After referring to drought and other problems, he said his another area of concern was that people were commenting about the reforms agenda. “Reforms are a continuous process. It is going in the right direction. There is no scope for anxiety about pursuing financial sector reforms.”
On disinvestment, Mukherjee said he was not going to give numbers, but consultations were on with various ministries and disinvestment department on the issue. Two major decisions have already been taken on disinvestment in NHPC and Oil India which will hit capital markets early next month.
Admitting that the financial consolidation programme was seriously affected this year as both fiscal and revenue deficits were high at +6 and +8% respectively, he said he expects them to come back to 5% by 2011.
“This high level of fiscal deficit would create problems. Sooner we come back to lower levels, it would be better, he said.

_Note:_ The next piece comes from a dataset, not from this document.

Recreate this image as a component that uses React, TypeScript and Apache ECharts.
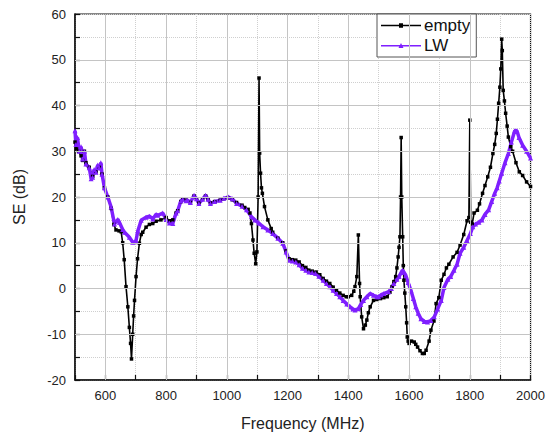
import React, { useEffect, useRef } from "react";
import * as echarts from "echarts";

// ---- data ----
const emptyFreq = [
  500, 505, 512, 520, 525, 531, 536, 547, 558, 569, 580, 589, 597, 608, 619, 628, 635, 645, 652, 657,
  662, 668, 674, 679, 683, 686, 690, 693, 696, 701, 706, 712, 718, 723, 734, 745, 756, 767, 783, 800,
  811, 822, 833, 838, 849, 855, 866, 880, 892, 900, 908, 920, 930, 938, 946, 960, 978, 990, 1005, 1018,
  1032, 1050, 1059, 1070, 1076, 1081, 1086, 1090, 1095, 1099, 1103, 1106, 1108, 1111, 1114, 1117, 1124, 1135, 1146, 1151,
  1168, 1184, 1195, 1205, 1216, 1227, 1238, 1249, 1260, 1270, 1281, 1294, 1306, 1317, 1328, 1339, 1350, 1361, 1372, 1383,
  1393, 1400, 1411, 1418, 1422, 1428, 1433, 1437, 1439, 1444, 1450, 1456, 1461, 1466, 1472, 1483, 1494, 1506, 1517, 1528,
  1537, 1544, 1550, 1556, 1560, 1564, 1567, 1570, 1572, 1574, 1576, 1579, 1581, 1583, 1586, 1589, 1592, 1594, 1597, 1600,
  1608, 1617, 1622, 1628, 1636, 1644, 1650, 1656, 1666, 1672, 1682, 1689, 1698, 1706, 1715, 1723, 1731, 1745, 1758, 1768,
  1780, 1791, 1797, 1800, 1803, 1808, 1814, 1825, 1832, 1842, 1850, 1859, 1868, 1876, 1882, 1887, 1891, 1895, 1899, 1902,
  1905, 1907, 1910, 1914, 1918, 1923, 1927, 1935, 1941, 1952, 1963, 1974, 1987, 2000,
];
const emptySE = [
  32, 30.5, 30, 29, 28, 30, 27.5, 26.5, 24.5, 25.5, 26.5, 25, 22, 20, 17.5, 14, 12.8, 12.6, 12.4, 10,
  6.3, 0.4, -4, -8.5, -12, -15.4, -10, -6, -2.6, 2.6, 6.5, 9.9, 11.8, 12.3, 13.4, 14, 14.2, 14.7, 15, 15.5,
  14.8, 15, 16.5, 17, 19, 19.5, 19.3, 18.8, 20.2, 19.6, 18.7, 19.5, 20.2, 19.5, 18.7, 19, 19.3, 19.6, 19.8, 19.4,
  18.8, 18.2, 17.7, 17.3, 16.5, 14.2, 10.6, 7.7, 5.4, 8, 20, 46, 29.6, 25.2, 22, 20.8, 17.9, 15, 13.1, 12.3,
  11, 10, 8.2, 6.5, 6.3, 6.2, 5.8, 5, 4.6, 4, 3.8, 3.6, 3, 2.2, 1.6, 1.1, 0.3, -0.4, -1, -1.5,
  -1.8, -1.8, -1.5, -0.6, 0.4, 2.6, 11.7, 1.1, -1.8, -6.2, -8.8, -8, -6.9, -5.3, -4, -2.6, -2.4, -2.2, -2, -1.8,
  -0.8, 0.4, 1.5, 2.6, 4.5, 6.9, 9, 11.3, 20, 33, 20, 11.3, 5, 1.8, -1, -4, -7.5, -10.6, -11.5, -12,
  -11.5, -11.7, -12.2, -12.8, -13.6, -14.2, -14.2, -13.5, -11.5, -9.1, -7.1, -3.3, -2, 1.8, 3.1, 4.5, 5.3, 6.9, 7.9, 9.5,
  11.8, 14.8, 15.5, 36.8, 14.5, 14.1, 16.5, 17.1, 18.5, 20.8, 22.5, 24.4, 26.5, 29.5, 31.5, 33.9, 37, 40.5, 44, 48,
  54.5, 52, 43.3, 41, 38.3, 35.5, 33.1, 31, 30, 27.5, 25.5, 24.7, 23.3, 22.3,
];

const lwFreq = [
  500, 503, 508, 514, 520, 525, 531, 536, 547, 553, 558, 563, 569, 575, 580, 585, 589, 597, 608, 619,
  630, 641, 646, 657, 663, 679, 690, 697, 701, 707, 718, 734, 745, 756, 767, 773, 789, 800, 811, 822,
  833, 838, 849, 855, 866, 870, 880, 892, 900, 908, 920, 930, 938, 946, 960, 978, 990, 1005, 1018, 1032,
  1050, 1065, 1081, 1092, 1105, 1119, 1135, 1151, 1168, 1184, 1195, 1205, 1216, 1227, 1238, 1249, 1260, 1270, 1281, 1292,
  1303, 1317, 1328, 1339, 1350, 1361, 1372, 1383, 1395, 1406, 1415, 1422, 1433, 1441, 1450, 1461, 1472, 1483, 1494, 1500,
  1508, 1517, 1533, 1542, 1550, 1560, 1567, 1574, 1578, 1583, 1589, 1597, 1606, 1614, 1622, 1630, 1639, 1650, 1661, 1672,
  1683, 1694, 1706, 1715, 1728, 1737, 1748, 1758, 1768, 1780, 1791, 1802, 1810, 1819, 1830, 1840, 1850, 1862, 1872, 1882,
  1890, 1897, 1905, 1916, 1927, 1937, 1948, 1955, 1962, 1974, 1987, 2000,
];
const lwSE = [
  34.5, 31.5, 33, 30, 31, 28.3, 30, 27.2, 26.4, 24, 24.3, 26, 25.4, 27, 26.4, 27.5, 25, 22, 20, 17.8,
  14.1, 15.1, 14.5, 12.9, 12.3, 11.2, 10.1, 10.2, 10.5, 12.6, 14.9, 15.6, 15.8, 15.2, 16.2, 16, 16.5, 15.1, 14.3, 14.2,
  16.5, 17, 19.2, 19.5, 19.2, 19.3, 18.8, 20.4, 19.6, 18.6, 19.5, 20.4, 19.5, 18.6, 19, 19.3, 19.7, 20, 19.6, 18.6,
  18, 17.2, 15.7, 15, 14.3, 13.5, 12.8, 12, 11, 9.9, 8, 6.2, 6, 5.8, 5.2, 4.4, 4, 3.6, 3.5, 3.3,
  2.7, 1.8, 1.1, 0.4, -0.4, -1.1, -1.8, -2.6, -3.4, -4, -4.5, -4.7, -4.4, -3.5, -2.6, -1.8, -1.1, -1.5, -1.8, -1.8,
  -1.4, -1.1, -0.7, 0, 1.1, 2, 2.6, 3.5, 4, 3.6, 2.9, 1.3, -0.4, -2.2, -4, -5.4, -6.6, -7.2, -7.3, -7,
  -6.2, -4.5, -2.6, 0.2, 2, 2.6, 4, 5.3, 7.7, 9, 10.5, 12, 13.5, 14.1, 14.5, 15, 16.2, 17.2, 19, 20.8,
  22, 23.5, 25.2, 27.5, 29.5, 32, 34.5, 34.5, 33, 31.3, 30, 28.5,
];

const xMajorGrid = [600, 800, 1000, 1200, 1400, 1600, 1800];
const yMajorGrid = [-10, 0, 10, 20, 30, 40, 50];

const FONT = "'Liberation Sans', Arial, sans-serif";
const PURPLE = "#7f1fff";

export default function App() {
  const ref = useRef<HTMLDivElement>(null);

  useEffect(() => {
    if (!ref.current) return;
    const chart = echarts.init(ref.current, undefined, { renderer: "svg" });
    const emptyData = emptyFreq.map((f, i) => [f, emptySE[i]]);
    const lwData = lwFreq.map((f, i) => [f, lwSE[i]]);

    chart.setOption({
      animation: false,
      backgroundColor: "#ffffff",
      textStyle: { fontFamily: FONT },
      grid: {
        left: 75,
        right: 15,
        top: 14,
        bottom: 58,
        show: true,
        borderColor: "#111",
        borderWidth: 1.2,
        backgroundColor: "transparent",
      },
      legend: {
        data: [
          { name: "empty", icon: "path://M0,2.5 L40,2.5 L40,4 L0,4 Z M18,1 L22,1 L22,5.5 L18,5.5 Z" },
          { name: "LW", icon: "path://M0,2.5 L40,2.5 L40,4 L0,4 Z M20,0.5 L22.5,5.5 L17.5,5.5 Z" },
        ],
        orient: "vertical",
        left: 377,
        top: 14,
        padding: [3, 6, 3, 4],
        itemGap: 3,
        itemWidth: 40,
        itemHeight: 6,
        backgroundColor: "#fff",
        borderColor: "#555",
        borderWidth: 1,
        selectedMode: false,
        textStyle: { fontSize: 17, color: "#111", fontFamily: FONT, padding: [0, 0, 0, -2] },
      },
      xAxis: {
        type: "value",
        min: 500,
        max: 2000,
        interval: 100,
        name: "Frequency (MHz)",
        nameLocation: "middle",
        nameGap: 35,
        nameTextStyle: { fontSize: 16, color: "#222", fontFamily: FONT },
        axisLine: { show: true, onZero: false, lineStyle: { color: "#111", width: 1.5 } },
        axisTick: { show: true, inside: true, length: 5, lineStyle: { color: "#111", width: 1.2 } },
        axisLabel: {
          fontSize: 13,
          color: "#222",
          margin: 9,
          fontFamily: FONT,
          formatter: (v: number) => (v % 200 === 0 ? String(v) : ""),
        },
        splitLine: { show: true, lineStyle: { color: "#cfcfcf", type: "dotted", width: 1 } },
      },
      yAxis: {
        type: "value",
        min: -20,
        max: 60,
        interval: 5,
        name: "SE (dB)",
        nameLocation: "middle",
        nameGap: 48,
        nameTextStyle: { fontSize: 16, color: "#222", fontFamily: FONT },
        axisLine: { show: true, onZero: false, lineStyle: { color: "#111", width: 1.5 } },
        axisTick: { show: true, inside: true, length: 5, lineStyle: { color: "#111", width: 1.2 } },
        axisLabel: {
          fontSize: 13,
          color: "#222",
          margin: 9,
          fontFamily: FONT,
          formatter: (v: number) => (v % 10 === 0 ? String(v) : ""),
        },
        splitLine: { show: true, lineStyle: { color: "#cfcfcf", type: "dotted", width: 1 } },
      },
      series: [
        {
          type: "line",
          data: [],
          silent: true,
          markLine: {
            silent: true,
            symbol: "none",
            label: { show: false },
            lineStyle: { color: "#c4c4c4", type: "solid", width: 1 },
            data: [
              ...xMajorGrid.map((v) => ({ xAxis: v })),
              ...yMajorGrid.map((v) => ({ yAxis: v })),
            ],
          },
        },
        {
          name: "empty",
          type: "line",
          data: emptyData,
          color: "#000",
          lineStyle: { color: "#000", width: 1.6 },
          symbol: "rect",
          symbolSize: 3.5,
          showSymbol: true,
          showAllSymbol: true,
          itemStyle: { color: "#000" },
        },
        {
          name: "LW",
          type: "line",
          data: lwData,
          color: PURPLE,
          lineStyle: { color: PURPLE, width: 3.5 },
          symbol: "triangle",
          symbolSize: 5,
          showSymbol: true,
          showAllSymbol: true,
          itemStyle: { color: PURPLE },
        },
      ],
    });
    return () => chart.dispose();
  }, []);

  return (
    <div
      ref={ref}
      style={{ position: "fixed", left: 0, top: 0, width: 548, height: 438, background: "#fff" }}
    />
  );
}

Mukherjee said this year’s budget had stepped up development outlays to big levels for the first time when it went up by Rs82,000 crore to Rs325,000 crore, a step up of 36-37%.

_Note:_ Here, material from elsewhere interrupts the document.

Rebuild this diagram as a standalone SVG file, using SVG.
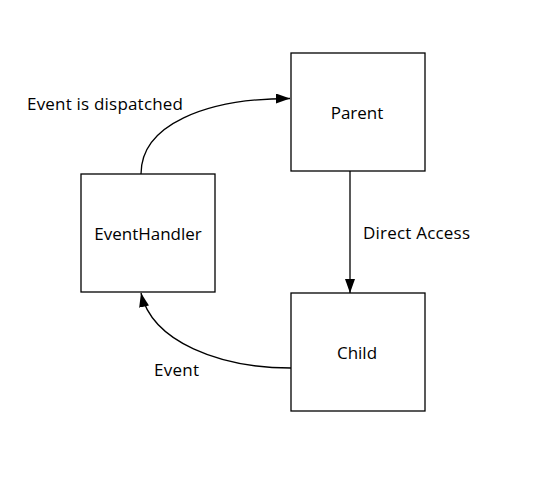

“We had to do this so that it will increase development in rural sector and support consumer industry. Our understanding is that the strategy is paying,” he said.
Referring to the Foreign Trade Policy, announced yesterday, he said India’s major importers—US and EU—are facing problems, because of which Indian exports could be hit.
“We are hoping that it would be possible to have a quantum jump in five years and exports double by 2014,” he said.
Referring to drought situation, he said 252 districts have been declared drought affected, of which 58 are in Uttar Pradesh and 32 in Haryana, which produce a major part of kharif crops.
He said experts have predicted that agriculture production would be down by 20-25% because of drought.
Despite this, the current agriculture year would begin with surplus of rice and wheat stocks, though sugar position is not comfortable. Imports will be resorted to ease the situation.